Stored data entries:
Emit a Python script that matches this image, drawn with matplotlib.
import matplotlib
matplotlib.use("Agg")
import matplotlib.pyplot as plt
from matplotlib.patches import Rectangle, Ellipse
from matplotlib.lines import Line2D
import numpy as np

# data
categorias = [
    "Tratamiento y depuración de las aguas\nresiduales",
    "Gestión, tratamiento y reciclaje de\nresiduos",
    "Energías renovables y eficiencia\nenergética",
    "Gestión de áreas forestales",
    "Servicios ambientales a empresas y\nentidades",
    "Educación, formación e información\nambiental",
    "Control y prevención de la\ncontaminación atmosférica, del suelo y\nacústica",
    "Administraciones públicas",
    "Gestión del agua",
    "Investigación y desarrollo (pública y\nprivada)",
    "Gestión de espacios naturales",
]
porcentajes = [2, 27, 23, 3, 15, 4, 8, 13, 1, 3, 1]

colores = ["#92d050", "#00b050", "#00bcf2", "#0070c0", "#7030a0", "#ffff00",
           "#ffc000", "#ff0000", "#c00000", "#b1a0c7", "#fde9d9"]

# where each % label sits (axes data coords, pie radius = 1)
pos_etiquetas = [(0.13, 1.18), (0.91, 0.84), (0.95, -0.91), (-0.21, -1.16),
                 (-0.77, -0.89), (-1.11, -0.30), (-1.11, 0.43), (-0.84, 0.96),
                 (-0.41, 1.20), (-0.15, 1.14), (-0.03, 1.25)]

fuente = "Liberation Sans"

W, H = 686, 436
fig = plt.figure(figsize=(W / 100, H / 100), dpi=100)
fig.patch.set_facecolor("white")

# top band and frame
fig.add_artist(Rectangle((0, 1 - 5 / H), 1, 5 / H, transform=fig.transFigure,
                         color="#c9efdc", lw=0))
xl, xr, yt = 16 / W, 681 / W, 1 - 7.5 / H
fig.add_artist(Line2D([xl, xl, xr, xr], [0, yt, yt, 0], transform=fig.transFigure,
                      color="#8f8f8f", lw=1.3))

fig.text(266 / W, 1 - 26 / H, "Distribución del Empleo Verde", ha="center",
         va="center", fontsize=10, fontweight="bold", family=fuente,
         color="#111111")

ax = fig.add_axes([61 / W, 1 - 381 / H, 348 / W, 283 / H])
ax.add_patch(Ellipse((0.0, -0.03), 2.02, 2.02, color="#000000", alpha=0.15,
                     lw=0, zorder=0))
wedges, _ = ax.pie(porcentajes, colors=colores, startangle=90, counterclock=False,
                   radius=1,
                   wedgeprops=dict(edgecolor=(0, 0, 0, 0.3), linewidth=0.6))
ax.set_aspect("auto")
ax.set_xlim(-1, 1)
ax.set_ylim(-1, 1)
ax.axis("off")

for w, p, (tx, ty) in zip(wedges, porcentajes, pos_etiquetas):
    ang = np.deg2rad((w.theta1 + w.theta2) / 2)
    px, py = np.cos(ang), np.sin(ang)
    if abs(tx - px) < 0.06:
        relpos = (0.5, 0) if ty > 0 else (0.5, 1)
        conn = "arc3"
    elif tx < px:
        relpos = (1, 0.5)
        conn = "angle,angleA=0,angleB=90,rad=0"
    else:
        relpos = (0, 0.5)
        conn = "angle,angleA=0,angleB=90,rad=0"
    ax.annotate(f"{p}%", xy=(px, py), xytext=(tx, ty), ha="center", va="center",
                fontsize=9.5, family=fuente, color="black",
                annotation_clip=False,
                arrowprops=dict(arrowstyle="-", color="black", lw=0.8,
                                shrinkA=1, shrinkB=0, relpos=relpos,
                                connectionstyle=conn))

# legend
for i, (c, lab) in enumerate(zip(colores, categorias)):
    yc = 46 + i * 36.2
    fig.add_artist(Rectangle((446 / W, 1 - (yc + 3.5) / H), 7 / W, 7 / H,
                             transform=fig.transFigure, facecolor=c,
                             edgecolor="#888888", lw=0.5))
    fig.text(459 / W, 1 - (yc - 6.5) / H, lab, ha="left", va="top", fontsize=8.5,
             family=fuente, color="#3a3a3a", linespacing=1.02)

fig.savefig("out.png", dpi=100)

==

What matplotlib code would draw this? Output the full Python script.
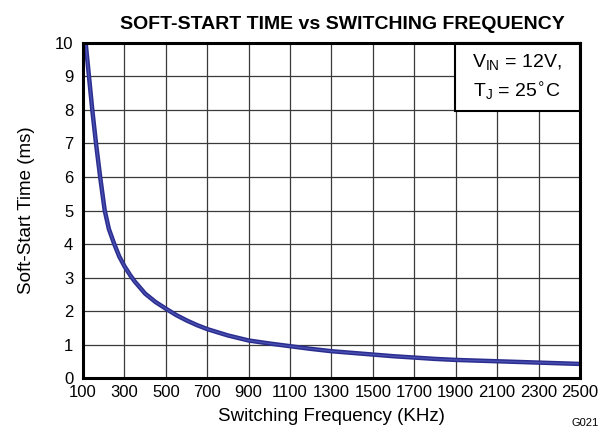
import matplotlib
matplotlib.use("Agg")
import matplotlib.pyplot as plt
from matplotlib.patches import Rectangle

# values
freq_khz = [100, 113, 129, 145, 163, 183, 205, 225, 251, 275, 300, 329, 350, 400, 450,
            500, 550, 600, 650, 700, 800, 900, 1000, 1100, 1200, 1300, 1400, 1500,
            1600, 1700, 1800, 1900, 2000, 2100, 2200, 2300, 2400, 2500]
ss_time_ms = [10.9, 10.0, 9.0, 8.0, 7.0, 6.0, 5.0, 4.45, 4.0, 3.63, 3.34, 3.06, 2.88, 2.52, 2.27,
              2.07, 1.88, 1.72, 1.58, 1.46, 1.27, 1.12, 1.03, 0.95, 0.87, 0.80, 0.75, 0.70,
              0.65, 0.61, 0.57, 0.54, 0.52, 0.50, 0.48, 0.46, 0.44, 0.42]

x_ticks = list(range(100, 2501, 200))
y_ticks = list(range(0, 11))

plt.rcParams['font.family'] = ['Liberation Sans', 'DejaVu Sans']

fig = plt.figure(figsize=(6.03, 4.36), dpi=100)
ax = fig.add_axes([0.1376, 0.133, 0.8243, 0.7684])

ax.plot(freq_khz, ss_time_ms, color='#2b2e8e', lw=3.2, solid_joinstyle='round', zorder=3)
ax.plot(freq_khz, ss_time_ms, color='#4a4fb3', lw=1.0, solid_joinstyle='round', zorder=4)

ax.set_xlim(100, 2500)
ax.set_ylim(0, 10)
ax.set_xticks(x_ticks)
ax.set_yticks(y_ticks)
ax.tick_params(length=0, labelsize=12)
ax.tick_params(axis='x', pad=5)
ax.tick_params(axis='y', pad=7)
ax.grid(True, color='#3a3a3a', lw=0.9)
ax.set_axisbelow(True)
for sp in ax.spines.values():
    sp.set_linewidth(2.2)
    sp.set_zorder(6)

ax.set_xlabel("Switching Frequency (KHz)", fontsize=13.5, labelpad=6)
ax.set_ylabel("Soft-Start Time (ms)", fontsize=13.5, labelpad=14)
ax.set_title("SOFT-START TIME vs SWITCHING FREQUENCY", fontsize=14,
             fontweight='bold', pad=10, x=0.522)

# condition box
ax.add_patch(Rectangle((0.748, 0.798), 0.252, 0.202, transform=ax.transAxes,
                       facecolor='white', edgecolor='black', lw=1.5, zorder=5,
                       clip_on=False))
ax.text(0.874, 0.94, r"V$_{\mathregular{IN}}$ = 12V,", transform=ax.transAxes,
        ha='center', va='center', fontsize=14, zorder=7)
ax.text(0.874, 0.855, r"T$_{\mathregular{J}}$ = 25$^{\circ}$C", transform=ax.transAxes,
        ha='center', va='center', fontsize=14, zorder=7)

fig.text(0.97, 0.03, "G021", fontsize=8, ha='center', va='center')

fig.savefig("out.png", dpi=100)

...

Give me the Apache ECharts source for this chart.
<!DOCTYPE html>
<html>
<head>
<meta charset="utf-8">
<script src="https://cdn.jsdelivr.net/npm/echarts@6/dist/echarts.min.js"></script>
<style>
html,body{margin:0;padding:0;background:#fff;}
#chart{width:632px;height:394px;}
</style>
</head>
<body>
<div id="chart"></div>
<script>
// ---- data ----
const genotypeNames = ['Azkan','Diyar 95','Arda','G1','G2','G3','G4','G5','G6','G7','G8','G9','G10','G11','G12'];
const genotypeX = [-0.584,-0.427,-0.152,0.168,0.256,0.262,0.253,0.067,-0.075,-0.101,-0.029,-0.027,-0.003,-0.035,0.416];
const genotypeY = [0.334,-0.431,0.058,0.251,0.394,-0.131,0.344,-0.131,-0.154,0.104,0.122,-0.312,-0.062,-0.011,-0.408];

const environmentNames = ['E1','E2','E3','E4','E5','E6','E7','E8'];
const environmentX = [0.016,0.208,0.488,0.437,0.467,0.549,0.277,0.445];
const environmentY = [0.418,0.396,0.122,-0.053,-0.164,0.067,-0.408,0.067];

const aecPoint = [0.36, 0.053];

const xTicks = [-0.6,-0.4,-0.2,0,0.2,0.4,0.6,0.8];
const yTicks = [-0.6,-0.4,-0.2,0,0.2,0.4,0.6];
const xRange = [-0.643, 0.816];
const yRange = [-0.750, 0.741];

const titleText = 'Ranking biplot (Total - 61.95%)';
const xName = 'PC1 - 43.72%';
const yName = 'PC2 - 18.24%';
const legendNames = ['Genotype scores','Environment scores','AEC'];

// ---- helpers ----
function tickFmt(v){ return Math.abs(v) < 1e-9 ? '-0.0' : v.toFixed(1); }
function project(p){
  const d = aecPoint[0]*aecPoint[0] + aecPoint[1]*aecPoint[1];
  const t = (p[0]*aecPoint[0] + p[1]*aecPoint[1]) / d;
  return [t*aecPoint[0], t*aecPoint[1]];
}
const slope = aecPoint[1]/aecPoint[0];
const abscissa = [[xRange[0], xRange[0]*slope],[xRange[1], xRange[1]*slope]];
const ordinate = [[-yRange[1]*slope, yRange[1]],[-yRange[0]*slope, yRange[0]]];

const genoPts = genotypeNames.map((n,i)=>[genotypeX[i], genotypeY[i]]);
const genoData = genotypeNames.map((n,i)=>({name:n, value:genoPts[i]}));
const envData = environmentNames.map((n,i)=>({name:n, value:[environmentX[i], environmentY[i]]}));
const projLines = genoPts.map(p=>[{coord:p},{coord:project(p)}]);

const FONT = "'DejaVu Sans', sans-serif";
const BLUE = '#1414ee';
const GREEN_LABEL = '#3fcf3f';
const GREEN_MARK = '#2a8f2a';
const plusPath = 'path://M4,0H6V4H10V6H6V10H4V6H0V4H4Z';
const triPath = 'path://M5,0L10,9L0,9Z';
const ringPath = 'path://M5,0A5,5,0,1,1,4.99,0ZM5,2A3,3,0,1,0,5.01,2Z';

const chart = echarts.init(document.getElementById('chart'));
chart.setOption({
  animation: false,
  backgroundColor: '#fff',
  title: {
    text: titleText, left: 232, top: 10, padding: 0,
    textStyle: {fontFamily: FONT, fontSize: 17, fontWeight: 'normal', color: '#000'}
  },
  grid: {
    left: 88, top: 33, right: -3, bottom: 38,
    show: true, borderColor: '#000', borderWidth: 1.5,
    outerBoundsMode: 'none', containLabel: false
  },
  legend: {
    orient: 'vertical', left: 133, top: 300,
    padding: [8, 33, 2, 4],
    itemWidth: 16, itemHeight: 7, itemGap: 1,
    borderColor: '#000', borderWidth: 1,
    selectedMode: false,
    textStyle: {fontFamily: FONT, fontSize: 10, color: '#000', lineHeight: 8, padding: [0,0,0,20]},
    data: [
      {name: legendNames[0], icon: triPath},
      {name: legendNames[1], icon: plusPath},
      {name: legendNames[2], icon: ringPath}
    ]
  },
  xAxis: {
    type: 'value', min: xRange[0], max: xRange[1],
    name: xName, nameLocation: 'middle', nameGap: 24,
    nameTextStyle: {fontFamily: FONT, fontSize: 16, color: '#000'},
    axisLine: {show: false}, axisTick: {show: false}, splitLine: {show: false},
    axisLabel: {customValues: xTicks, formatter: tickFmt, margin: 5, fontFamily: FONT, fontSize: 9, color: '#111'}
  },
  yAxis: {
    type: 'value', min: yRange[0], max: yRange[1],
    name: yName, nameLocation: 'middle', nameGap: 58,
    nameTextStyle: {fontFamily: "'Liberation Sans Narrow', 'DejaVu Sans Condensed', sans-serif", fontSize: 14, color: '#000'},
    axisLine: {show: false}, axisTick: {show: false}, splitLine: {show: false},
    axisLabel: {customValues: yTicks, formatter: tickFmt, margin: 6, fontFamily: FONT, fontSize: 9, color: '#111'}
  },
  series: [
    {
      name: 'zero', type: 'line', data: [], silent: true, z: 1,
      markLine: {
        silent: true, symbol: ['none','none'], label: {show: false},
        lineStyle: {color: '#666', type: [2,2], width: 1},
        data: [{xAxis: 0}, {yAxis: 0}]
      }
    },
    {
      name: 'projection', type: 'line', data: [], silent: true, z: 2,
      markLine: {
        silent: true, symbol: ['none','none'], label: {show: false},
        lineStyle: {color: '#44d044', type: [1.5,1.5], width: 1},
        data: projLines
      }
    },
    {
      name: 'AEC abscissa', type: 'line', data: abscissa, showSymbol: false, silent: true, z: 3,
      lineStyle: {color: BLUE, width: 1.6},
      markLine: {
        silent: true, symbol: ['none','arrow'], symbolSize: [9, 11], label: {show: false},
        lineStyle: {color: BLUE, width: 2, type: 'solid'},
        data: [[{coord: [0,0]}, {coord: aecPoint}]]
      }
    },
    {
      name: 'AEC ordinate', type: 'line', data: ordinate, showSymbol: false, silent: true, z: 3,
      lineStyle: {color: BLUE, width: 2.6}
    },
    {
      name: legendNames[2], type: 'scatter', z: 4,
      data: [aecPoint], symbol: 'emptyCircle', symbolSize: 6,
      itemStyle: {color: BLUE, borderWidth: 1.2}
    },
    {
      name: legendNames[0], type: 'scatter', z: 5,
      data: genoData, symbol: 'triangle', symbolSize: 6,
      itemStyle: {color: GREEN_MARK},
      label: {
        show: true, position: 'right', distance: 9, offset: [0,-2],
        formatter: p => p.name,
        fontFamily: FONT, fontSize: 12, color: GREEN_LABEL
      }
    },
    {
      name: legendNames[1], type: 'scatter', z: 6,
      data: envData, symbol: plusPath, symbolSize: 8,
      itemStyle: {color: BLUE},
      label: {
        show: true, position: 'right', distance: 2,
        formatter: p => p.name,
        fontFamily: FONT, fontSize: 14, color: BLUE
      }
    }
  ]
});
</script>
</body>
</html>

§ YOUR TASK:
Of the entries above, repeat exactly the lines from the line with "Give me the" through the line with "const legendNames = ['Genotype", both of them included.

§ ANSWER FOR THE TASK:
Give me the Apache ECharts source for this chart.
<!DOCTYPE html>
<html>
<head>
<meta charset="utf-8">
<script src="https://cdn.jsdelivr.net/npm/echarts@6/dist/echarts.min.js"></script>
<style>
html,body{margin:0;padding:0;background:#fff;}
#chart{width:632px;height:394px;}
</style>
</head>
<body>
<div id="chart"></div>
<script>
// ---- data ----
const genotypeNames = ['Azkan','Diyar 95','Arda','G1','G2','G3','G4','G5','G6','G7','G8','G9','G10','G11','G12'];
const genotypeX = [-0.584,-0.427,-0.152,0.168,0.256,0.262,0.253,0.067,-0.075,-0.101,-0.029,-0.027,-0.003,-0.035,0.416];
const genotypeY = [0.334,-0.431,0.058,0.251,0.394,-0.131,0.344,-0.131,-0.154,0.104,0.122,-0.312,-0.062,-0.011,-0.408];

const environmentNames = ['E1','E2','E3','E4','E5','E6','E7','E8'];
const environmentX = [0.016,0.208,0.488,0.437,0.467,0.549,0.277,0.445];
const environmentY = [0.418,0.396,0.122,-0.053,-0.164,0.067,-0.408,0.067];

const aecPoint = [0.36, 0.053];

const xTicks = [-0.6,-0.4,-0.2,0,0.2,0.4,0.6,0.8];
const yTicks = [-0.6,-0.4,-0.2,0,0.2,0.4,0.6];
const xRange = [-0.643, 0.816];
const yRange = [-0.750, 0.741];

const titleText = 'Ranking biplot (Total - 61.95%)';
const xName = 'PC1 - 43.72%';
const yName = 'PC2 - 18.24%';
const legendNames = ['Genotype scores','Environment scores','AEC'];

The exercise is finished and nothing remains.